Problem to solve:
From the listing below, copy only the lines from the line that contains "Emit a Python" to the line that contains "ax.yaxis.set_major_formatter(comma_fmt(ydec))", counting those two lines as part of the copy.

Listed records:
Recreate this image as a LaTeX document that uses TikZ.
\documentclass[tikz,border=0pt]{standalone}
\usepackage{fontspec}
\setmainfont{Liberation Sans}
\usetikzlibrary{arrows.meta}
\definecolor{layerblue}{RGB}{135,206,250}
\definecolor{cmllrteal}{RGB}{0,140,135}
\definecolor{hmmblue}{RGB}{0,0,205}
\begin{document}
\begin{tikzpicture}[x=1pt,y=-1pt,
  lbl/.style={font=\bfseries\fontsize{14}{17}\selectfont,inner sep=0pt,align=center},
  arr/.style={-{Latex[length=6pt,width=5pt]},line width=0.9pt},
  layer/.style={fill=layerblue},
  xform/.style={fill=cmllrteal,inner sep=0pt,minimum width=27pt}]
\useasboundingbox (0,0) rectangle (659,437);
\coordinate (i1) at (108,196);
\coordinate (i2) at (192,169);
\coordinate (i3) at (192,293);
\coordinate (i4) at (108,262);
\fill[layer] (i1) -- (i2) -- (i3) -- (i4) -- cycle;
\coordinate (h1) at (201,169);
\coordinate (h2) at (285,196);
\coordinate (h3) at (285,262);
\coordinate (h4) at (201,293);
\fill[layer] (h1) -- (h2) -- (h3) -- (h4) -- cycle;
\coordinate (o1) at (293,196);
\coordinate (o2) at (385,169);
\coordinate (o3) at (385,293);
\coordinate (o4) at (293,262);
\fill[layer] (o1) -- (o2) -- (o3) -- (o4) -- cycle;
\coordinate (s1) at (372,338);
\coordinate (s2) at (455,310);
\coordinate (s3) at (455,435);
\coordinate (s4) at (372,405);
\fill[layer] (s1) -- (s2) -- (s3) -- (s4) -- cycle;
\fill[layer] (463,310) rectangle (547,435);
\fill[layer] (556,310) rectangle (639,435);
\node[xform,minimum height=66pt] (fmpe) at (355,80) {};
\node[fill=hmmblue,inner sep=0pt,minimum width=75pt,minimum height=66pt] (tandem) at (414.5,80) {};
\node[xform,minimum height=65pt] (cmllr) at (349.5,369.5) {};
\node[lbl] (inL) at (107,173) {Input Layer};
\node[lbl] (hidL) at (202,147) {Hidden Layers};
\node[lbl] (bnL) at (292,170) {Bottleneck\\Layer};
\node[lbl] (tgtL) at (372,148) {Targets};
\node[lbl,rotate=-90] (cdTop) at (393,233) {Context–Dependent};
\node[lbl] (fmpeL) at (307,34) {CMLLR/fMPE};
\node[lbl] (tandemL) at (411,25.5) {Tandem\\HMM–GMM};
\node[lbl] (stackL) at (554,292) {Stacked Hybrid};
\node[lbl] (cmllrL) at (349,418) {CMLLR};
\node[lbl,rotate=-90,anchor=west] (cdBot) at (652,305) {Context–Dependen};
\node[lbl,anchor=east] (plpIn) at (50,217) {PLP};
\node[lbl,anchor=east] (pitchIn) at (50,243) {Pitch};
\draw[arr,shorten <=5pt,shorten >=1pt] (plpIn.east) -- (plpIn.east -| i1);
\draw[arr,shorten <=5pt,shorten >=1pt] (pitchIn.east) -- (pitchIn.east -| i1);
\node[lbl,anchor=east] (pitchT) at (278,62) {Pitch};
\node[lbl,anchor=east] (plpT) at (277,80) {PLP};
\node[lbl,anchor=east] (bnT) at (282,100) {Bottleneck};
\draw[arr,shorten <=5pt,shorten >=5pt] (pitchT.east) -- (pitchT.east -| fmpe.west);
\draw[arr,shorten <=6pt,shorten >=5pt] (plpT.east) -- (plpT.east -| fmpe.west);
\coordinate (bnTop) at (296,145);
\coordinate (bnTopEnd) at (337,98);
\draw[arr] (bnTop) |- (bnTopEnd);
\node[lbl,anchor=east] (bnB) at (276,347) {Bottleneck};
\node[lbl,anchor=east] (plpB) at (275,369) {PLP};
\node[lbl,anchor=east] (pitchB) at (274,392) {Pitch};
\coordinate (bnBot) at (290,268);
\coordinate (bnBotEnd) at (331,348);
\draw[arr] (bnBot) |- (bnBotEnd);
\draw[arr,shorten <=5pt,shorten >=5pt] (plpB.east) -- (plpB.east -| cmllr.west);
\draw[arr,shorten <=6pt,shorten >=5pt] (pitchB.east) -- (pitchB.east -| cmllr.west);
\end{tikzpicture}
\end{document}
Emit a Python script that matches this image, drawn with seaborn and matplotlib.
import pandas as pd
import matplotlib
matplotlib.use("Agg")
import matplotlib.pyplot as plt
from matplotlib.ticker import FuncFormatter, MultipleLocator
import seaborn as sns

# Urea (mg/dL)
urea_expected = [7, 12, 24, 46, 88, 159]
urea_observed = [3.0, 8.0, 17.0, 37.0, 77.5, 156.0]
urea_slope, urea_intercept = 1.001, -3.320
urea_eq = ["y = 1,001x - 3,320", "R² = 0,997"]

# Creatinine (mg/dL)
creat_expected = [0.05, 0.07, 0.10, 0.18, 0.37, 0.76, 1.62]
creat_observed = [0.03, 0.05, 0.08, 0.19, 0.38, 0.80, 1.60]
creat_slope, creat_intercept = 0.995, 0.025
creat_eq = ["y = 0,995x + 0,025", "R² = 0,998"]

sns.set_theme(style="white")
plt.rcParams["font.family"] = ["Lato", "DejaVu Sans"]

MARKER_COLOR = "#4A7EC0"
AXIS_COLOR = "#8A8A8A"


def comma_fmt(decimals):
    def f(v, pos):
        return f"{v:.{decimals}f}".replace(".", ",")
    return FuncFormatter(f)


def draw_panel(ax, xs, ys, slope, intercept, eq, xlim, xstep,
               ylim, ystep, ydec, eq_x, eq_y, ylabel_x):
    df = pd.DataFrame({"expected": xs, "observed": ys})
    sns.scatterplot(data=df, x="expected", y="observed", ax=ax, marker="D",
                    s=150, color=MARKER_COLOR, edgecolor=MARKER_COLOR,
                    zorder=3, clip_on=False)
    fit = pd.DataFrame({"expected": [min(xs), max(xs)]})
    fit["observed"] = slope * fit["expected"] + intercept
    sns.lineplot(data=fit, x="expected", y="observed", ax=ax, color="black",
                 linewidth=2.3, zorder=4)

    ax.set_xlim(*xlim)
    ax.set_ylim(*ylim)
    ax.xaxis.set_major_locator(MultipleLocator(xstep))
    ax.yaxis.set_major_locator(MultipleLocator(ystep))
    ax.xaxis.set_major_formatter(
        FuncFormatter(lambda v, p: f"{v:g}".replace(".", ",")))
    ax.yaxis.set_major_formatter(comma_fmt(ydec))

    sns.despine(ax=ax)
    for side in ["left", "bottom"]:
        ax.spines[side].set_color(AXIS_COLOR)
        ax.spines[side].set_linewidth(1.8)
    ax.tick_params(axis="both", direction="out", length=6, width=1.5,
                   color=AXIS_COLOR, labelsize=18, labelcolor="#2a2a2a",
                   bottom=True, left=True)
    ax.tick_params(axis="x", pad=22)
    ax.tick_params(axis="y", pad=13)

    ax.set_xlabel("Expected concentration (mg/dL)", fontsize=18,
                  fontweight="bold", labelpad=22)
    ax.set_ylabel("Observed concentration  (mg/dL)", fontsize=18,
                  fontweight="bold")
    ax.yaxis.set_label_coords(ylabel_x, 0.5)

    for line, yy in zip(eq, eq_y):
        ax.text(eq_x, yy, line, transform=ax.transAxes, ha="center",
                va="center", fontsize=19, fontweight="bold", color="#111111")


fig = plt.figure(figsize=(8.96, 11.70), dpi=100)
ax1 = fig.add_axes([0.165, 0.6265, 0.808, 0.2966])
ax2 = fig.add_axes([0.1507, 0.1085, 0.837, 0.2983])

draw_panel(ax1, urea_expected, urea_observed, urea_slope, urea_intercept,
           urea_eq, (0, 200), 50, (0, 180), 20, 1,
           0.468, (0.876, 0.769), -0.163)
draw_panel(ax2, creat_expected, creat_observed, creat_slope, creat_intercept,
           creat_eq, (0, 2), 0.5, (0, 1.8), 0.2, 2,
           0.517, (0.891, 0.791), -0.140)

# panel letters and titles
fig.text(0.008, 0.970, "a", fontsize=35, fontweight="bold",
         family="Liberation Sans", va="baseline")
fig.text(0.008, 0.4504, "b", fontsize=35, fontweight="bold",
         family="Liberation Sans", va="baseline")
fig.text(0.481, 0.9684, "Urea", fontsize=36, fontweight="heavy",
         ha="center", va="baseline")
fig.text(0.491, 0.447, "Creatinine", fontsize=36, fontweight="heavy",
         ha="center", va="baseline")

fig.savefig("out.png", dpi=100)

Solution to this problem:
Emit a Python script that matches this image, drawn with seaborn and matplotlib.
import pandas as pd
import matplotlib
matplotlib.use("Agg")
import matplotlib.pyplot as plt
from matplotlib.ticker import FuncFormatter, MultipleLocator
import seaborn as sns

# Urea (mg/dL)
urea_expected = [7, 12, 24, 46, 88, 159]
urea_observed = [3.0, 8.0, 17.0, 37.0, 77.5, 156.0]
urea_slope, urea_intercept = 1.001, -3.320
urea_eq = ["y = 1,001x - 3,320", "R² = 0,997"]

# Creatinine (mg/dL)
creat_expected = [0.05, 0.07, 0.10, 0.18, 0.37, 0.76, 1.62]
creat_observed = [0.03, 0.05, 0.08, 0.19, 0.38, 0.80, 1.60]
creat_slope, creat_intercept = 0.995, 0.025
creat_eq = ["y = 0,995x + 0,025", "R² = 0,998"]

sns.set_theme(style="white")
plt.rcParams["font.family"] = ["Lato", "DejaVu Sans"]

MARKER_COLOR = "#4A7EC0"
AXIS_COLOR = "#8A8A8A"


def comma_fmt(decimals):
    def f(v, pos):
        return f"{v:.{decimals}f}".replace(".", ",")
    return FuncFormatter(f)


def draw_panel(ax, xs, ys, slope, intercept, eq, xlim, xstep,
               ylim, ystep, ydec, eq_x, eq_y, ylabel_x):
    df = pd.DataFrame({"expected": xs, "observed": ys})
    sns.scatterplot(data=df, x="expected", y="observed", ax=ax, marker="D",
                    s=150, color=MARKER_COLOR, edgecolor=MARKER_COLOR,
                    zorder=3, clip_on=False)
    fit = pd.DataFrame({"expected": [min(xs), max(xs)]})
    fit["observed"] = slope * fit["expected"] + intercept
    sns.lineplot(data=fit, x="expected", y="observed", ax=ax, color="black",
                 linewidth=2.3, zorder=4)

    ax.set_xlim(*xlim)
    ax.set_ylim(*ylim)
    ax.xaxis.set_major_locator(MultipleLocator(xstep))
    ax.yaxis.set_major_locator(MultipleLocator(ystep))
    ax.xaxis.set_major_formatter(
        FuncFormatter(lambda v, p: f"{v:g}".replace(".", ",")))
    ax.yaxis.set_major_formatter(comma_fmt(ydec))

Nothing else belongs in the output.